Following the temporary exemption for pension schemes from the EMIR regulation, pension fund representatives were invited to respond to the consultation paper on the draft technical standards of the directive launched by the European Securities and Markets Authority (ESMA) last month.

In its response to the consultation paper, the Pension Federation said it "strongly" supported all rules and regulations with respect to OTC derivatives incorporated within the EMIR.

However, it argued that several amendments should be made to the technical standards of the directive.

Among the 83 questions raised by ESMA in the consultation paper, one in particular could be a source of concerns for some pension schemes.

In question number 13, ESMA asked what period of time should be considered for reporting unconfirmed OTC derivatives to the competent authorities.

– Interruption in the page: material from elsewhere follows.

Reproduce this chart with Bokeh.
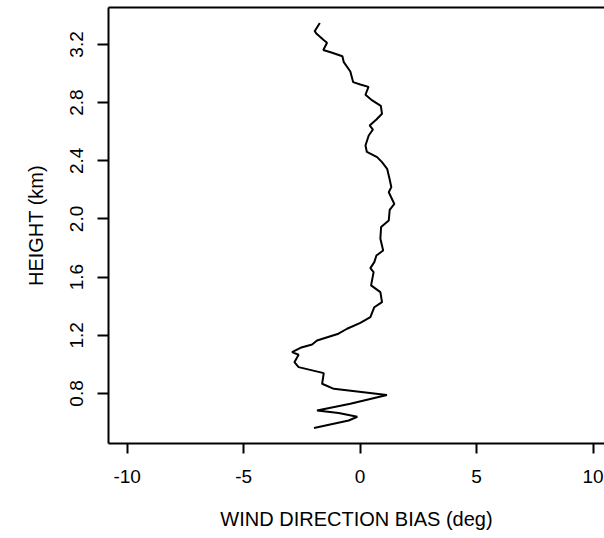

One Dutch response to the consultation - prepared jointly by the Pension Federation, APG, PGGM and MN - highlighted the concerns of local pension funds over the disclosure of information when reporting unconfirmed OTC derivatives.

They point out that some schemes have large positions that must be placed in the market gradually over a number of days, adding that any unconfirmed trade reporting would cause information leakage.

They therefore argue that the confidentiality of pension funds' trade information should be guaranteed.

Gerard Riemen, director of the Pension Federation, said: "Due to our very large and one-sided OTC derivatives positions, immediate disclosure of the data in respect of our positions to our competitors and/or other market participants will have severe adverse effects on our ability to trade and our possibility to hedge liabilities.

"Our competitors and other market participants may use our position data to plan their trades, which could be extremely harmful for us."

Riemen went on to say that immediate public disclosure of Dutch pension funds' position data could lead to "front-running" by market participants that are aware of the large transaction volume.

"For these reasons," he said, "OTC derivatives-position data should only be disclosed to the public on an aggregated basis and with an appropriate delay period."

The Pension Federation also underlined the importance of acknowledging the interests of buy-side clients such as pension schemes in relation to the governance of central counterparties' (CCPs).

Riemen said: "We feel it should at least be ensured that buy-side clients have a meaningful representation in the risk committee or board of a CCP."

According to the Pension Federation, buy-side clients should also be involved in the procedure to amend existing documentation and pricing, while information should be equally and fairly disseminated and disclosed to clearing members and their clients.

It also sought to remind ESMA and the European Commission that the proposed technical standards could not be implemented within a short timeframe.

ESMA launched its consultation paper on the draft technical standards for the regulation on OTC derivatives, CCPs and trade repositories last month, setting the deadline for 19 March.

The European authority is reported to have received more than 100 responses from banks, asset managers, pension fund representatives, insurance companies, issuers, consultants and broking firms.